From Mana Station we walked south on Te Ara Harakeke in Ngātitoa Domain to Pascoe Ave, then across Mana Esplanade/SH1 to Pāuatahanui Inlet. Along Camborne Walkway, with its interestingly decorated boatsheds, we met numerous people, some walking their dogs, others out jogging. At the toilet block near busy Grays Rd, we had scroggin and a briefing about the care we needed to take walking along the often narrow strip between the edge of the road and the sea wall. The leader wore a hazard jacket, and as cars approached, held his walking stick horizontally into the roadway, to encourage drivers to move toward the centre line when passing us.
As we approached Kakaho Stream, those of us who were on the 2016 trip were delighted to walk a new section of Te Ara Piko/The Meandering Pathway, c. 250 m long. This welcome boardwalk, raised above high-tide level, is part of a Porirua Rotary and Porirua City Council project to provide a safe and pleasant route along the north shore of the inlet from Mana to Pāuatahanui village. On sand-bars offshore we saw pūtangitangi/paradise shelducks, the white heads of the females contrasting with the black heads of the males.
Motukaraka Point features, on the east wall of the toilet block, panels about the area’s natural history. Further along panels describe the site’s Māori history, the US Marines’ camp there in World War 2 and a map of the site’s first subdivision with the names of the property owners. We had a close encounter with a fledgling song thrush, nervous on the grass, either calling for its parents, or warning us to keep our distance. At the end of the walk around the point, we moved onto the older-established sections of Te Ara Piko, safe from the traffic, out among salt-tolerant native plant communities.
We read the informative panels at Ration Point, but ruled it out as a lunch spot, because of the cool breeze.

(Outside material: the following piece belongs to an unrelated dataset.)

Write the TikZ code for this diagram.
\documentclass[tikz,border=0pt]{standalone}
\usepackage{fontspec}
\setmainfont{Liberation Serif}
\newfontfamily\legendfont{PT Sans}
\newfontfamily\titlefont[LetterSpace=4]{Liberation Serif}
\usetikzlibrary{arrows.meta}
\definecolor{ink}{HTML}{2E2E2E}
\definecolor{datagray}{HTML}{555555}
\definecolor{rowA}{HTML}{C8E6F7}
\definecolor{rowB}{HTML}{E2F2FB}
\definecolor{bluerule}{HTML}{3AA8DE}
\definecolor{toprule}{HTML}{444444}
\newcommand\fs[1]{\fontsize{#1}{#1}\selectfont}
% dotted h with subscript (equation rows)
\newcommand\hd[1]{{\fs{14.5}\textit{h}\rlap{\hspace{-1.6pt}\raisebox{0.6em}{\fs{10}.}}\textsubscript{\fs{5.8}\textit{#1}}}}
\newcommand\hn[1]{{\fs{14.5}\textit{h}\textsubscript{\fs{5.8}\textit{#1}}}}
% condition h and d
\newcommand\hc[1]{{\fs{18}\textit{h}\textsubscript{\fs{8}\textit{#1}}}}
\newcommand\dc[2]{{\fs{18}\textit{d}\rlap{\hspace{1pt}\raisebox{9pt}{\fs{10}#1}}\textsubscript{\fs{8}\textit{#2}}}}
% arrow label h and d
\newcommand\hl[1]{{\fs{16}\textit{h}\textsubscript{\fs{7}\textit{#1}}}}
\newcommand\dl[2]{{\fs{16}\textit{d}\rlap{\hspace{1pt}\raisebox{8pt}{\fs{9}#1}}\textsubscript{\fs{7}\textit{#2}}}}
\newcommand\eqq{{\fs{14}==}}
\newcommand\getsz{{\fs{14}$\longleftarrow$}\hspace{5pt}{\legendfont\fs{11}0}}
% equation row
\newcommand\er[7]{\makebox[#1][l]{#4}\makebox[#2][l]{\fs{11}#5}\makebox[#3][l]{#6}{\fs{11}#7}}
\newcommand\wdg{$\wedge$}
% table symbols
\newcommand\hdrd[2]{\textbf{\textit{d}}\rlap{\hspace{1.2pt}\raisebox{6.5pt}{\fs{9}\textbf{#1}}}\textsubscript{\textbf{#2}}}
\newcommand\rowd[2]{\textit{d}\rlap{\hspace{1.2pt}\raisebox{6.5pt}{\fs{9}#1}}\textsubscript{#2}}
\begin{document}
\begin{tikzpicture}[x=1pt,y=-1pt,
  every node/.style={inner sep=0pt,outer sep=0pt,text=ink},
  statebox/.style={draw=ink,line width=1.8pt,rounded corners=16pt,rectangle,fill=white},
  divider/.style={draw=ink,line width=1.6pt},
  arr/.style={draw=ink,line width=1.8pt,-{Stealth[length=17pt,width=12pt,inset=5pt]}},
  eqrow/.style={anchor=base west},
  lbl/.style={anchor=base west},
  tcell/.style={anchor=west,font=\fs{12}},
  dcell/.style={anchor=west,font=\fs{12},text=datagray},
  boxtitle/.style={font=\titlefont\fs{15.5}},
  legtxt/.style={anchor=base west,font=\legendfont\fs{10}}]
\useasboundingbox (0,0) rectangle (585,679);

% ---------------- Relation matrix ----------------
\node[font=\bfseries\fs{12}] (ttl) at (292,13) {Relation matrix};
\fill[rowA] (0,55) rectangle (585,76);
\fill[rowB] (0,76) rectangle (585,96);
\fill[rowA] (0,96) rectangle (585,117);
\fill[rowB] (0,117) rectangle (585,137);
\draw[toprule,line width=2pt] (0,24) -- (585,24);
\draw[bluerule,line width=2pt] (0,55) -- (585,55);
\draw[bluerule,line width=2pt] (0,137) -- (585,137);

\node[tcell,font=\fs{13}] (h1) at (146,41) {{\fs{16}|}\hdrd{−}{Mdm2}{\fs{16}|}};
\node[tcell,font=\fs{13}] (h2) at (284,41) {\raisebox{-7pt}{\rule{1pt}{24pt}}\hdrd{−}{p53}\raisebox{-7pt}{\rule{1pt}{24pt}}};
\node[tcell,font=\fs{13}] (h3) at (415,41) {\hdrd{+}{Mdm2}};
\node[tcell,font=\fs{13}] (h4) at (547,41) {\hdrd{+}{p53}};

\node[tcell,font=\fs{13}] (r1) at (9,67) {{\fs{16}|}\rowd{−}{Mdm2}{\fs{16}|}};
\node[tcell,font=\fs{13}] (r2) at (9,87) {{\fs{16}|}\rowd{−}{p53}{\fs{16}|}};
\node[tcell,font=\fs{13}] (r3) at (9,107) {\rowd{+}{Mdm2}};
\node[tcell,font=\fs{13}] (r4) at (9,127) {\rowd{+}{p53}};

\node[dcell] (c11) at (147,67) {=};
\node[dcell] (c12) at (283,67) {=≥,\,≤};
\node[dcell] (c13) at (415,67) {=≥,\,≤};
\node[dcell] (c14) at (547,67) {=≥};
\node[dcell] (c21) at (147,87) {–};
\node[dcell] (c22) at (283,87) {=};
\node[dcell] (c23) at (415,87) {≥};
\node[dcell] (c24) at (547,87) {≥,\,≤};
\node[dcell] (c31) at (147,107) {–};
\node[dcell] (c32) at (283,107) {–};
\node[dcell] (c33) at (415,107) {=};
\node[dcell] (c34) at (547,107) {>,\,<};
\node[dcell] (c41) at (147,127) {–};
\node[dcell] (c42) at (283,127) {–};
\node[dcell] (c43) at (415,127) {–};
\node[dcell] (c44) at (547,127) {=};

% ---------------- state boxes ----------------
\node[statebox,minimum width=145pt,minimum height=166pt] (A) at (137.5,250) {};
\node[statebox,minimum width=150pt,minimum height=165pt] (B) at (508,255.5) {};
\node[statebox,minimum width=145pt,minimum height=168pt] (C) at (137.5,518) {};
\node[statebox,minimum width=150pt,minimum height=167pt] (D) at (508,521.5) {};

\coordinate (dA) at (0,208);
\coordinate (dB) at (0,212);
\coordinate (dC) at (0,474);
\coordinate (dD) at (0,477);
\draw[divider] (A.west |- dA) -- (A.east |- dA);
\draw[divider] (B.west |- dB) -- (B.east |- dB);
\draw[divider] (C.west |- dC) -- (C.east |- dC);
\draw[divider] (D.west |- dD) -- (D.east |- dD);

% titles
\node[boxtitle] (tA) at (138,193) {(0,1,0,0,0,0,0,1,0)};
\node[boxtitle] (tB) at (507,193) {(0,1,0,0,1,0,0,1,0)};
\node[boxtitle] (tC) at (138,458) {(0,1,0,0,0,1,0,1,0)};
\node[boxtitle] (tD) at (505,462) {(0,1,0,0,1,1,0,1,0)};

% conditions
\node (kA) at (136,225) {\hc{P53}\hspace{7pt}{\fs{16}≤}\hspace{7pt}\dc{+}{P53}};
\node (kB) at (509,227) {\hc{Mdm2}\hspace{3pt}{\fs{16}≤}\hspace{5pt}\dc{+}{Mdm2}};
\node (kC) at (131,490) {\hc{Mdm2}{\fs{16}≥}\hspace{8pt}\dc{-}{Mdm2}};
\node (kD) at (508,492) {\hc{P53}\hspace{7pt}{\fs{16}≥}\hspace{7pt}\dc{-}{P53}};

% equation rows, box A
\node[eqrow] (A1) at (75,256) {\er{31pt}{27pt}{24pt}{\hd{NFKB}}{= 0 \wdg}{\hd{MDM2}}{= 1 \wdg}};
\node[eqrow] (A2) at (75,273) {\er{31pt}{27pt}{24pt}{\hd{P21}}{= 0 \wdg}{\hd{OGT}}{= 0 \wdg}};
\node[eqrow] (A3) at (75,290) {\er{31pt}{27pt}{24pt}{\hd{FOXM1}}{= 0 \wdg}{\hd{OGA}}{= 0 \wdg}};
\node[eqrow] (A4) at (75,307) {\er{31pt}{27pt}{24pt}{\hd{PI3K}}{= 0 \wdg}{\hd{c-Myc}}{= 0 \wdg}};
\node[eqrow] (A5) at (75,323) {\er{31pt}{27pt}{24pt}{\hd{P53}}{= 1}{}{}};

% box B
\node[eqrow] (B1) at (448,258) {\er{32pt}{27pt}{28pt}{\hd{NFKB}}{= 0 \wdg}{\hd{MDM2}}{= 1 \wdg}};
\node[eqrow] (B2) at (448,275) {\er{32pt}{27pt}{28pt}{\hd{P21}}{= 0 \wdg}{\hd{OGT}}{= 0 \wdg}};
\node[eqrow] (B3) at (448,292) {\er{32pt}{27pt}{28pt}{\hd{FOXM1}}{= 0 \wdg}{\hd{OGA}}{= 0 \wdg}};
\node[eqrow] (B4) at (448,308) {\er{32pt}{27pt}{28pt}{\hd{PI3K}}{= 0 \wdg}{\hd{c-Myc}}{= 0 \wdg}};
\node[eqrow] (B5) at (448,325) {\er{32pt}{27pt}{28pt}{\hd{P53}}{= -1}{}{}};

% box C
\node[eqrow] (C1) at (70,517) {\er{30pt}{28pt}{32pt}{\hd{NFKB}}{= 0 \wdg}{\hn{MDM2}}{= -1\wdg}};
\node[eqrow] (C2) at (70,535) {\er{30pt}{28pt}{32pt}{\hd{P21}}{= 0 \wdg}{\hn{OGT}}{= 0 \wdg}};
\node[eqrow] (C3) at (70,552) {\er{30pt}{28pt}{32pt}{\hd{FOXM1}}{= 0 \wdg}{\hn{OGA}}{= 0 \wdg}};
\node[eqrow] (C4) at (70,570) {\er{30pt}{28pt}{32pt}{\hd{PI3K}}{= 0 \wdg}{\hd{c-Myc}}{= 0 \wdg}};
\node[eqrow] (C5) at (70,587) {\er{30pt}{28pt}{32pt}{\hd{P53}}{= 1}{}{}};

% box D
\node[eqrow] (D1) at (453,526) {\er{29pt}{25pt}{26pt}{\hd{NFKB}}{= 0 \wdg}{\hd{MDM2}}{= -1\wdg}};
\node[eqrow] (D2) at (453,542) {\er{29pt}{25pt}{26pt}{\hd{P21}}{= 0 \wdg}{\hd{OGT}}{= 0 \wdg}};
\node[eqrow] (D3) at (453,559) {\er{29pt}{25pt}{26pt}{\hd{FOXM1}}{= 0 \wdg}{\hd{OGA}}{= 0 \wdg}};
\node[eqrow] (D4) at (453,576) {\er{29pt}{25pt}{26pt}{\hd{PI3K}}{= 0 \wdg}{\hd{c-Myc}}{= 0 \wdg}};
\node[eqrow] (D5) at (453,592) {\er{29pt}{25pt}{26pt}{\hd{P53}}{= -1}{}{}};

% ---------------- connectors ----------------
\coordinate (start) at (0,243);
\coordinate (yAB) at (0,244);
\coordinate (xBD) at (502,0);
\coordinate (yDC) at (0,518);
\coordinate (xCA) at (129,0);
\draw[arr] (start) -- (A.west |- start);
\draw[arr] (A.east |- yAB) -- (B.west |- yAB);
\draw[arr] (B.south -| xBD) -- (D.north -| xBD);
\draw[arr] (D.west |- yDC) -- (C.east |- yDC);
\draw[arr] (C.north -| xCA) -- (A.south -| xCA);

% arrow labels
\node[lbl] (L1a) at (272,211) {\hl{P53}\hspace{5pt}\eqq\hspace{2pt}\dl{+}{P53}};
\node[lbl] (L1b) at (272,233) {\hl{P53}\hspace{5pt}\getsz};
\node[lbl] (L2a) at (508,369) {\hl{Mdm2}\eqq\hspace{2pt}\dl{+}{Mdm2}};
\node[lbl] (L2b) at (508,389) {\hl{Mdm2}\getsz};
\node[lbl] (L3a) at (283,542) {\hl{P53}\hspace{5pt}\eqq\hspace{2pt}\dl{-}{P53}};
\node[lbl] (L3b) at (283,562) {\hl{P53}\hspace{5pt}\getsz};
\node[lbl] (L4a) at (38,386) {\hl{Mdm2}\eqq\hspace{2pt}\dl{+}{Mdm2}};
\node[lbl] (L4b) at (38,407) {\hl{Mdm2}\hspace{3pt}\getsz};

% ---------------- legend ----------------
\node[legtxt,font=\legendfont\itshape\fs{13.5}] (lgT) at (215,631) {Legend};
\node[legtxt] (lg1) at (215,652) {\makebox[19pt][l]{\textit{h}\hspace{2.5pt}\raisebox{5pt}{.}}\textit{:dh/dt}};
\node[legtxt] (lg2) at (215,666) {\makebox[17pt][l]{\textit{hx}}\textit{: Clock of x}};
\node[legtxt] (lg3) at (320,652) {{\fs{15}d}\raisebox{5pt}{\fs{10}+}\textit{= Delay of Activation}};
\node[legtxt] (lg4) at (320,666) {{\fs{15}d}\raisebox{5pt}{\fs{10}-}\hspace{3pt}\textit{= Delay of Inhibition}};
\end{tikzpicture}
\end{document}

Pressing onwards, we then read panels about the wetland vegetation, which helped us to identify salt-marsh ribbonwood, coastal tree-daisy, and the jointed rush, oioi. We saw numerous webs of nursery-web spiders on the shrubs near the track. Close to the entrance to the track in Pāuatahanui Wildlife Reserve, we read panels about the history of Pāuatahanui village, then ambled through the forest, some natural, some planted. Our lunch possy in the sun was on the side of Pāuatahanui Stream, some of us on a bench seat, other happily lounging on the grass.
Once in the village, we climbed to St Alban’s Church and its historic cemetery. The vicar, Graeme Ogilvie, David’s brother, introduced himself, and reopened the church so he could tell us about its history, and so we could admire its floor, walls and ceiling of native timber, and the stained-glass windows.

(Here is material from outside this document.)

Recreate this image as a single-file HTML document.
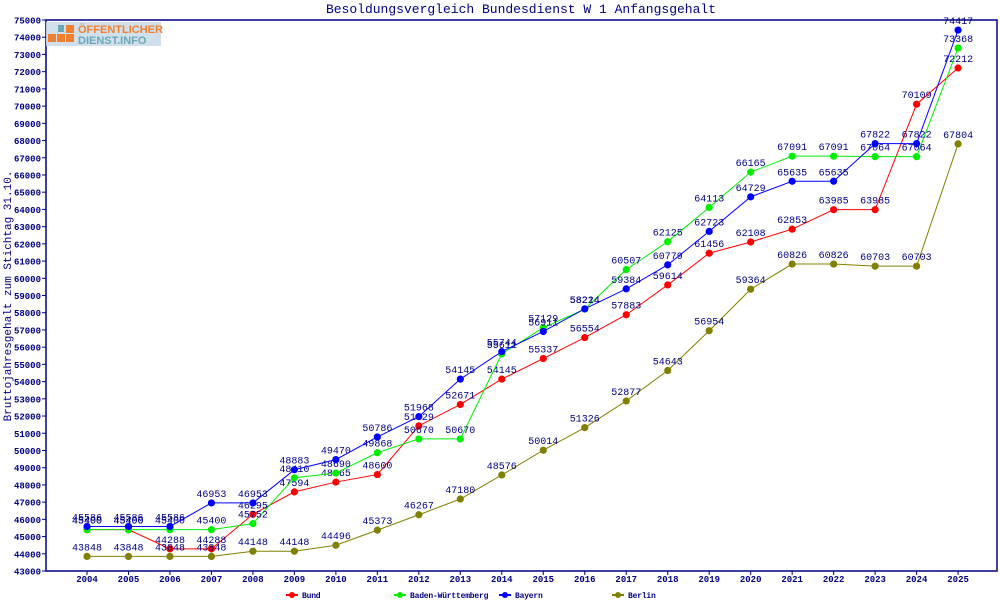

Reinforced by ice-creams at Pāuatahanui Store, we walked past the Lighthouse Theatre, then saw a kōtare / kingfisher calling ‘kek-kek-kek-kek’ from a power-line, while a welcome swallow flew anxiously around it, as if to say “Do not eat my fledglings”.
Beyond the bypass under SH58, we reached Joseph Banks Drive, Whitby, then entered a walkway up a valley which featured a fine kahikatea. Soon we reached Navigation Drive and the terminus of the no. 236 Whitby bus. We had a little time up our sleeves, so walked up a pleasant path, partly through bush, to Samwell Drive and a bus stop. We were the only passengers on the bus to Porirua Station. The prompt arrival of the connecting train service rounded off our outing very well.
- Party members
- Diana Barnes, Muriel Christianson, Bob Cyffers, Michele Dickson, Cecil Duff, Chris Horne (leader and scribe), Stuart Hudson, Dianne Lee, Peter Shanahan, Lyn Taylor.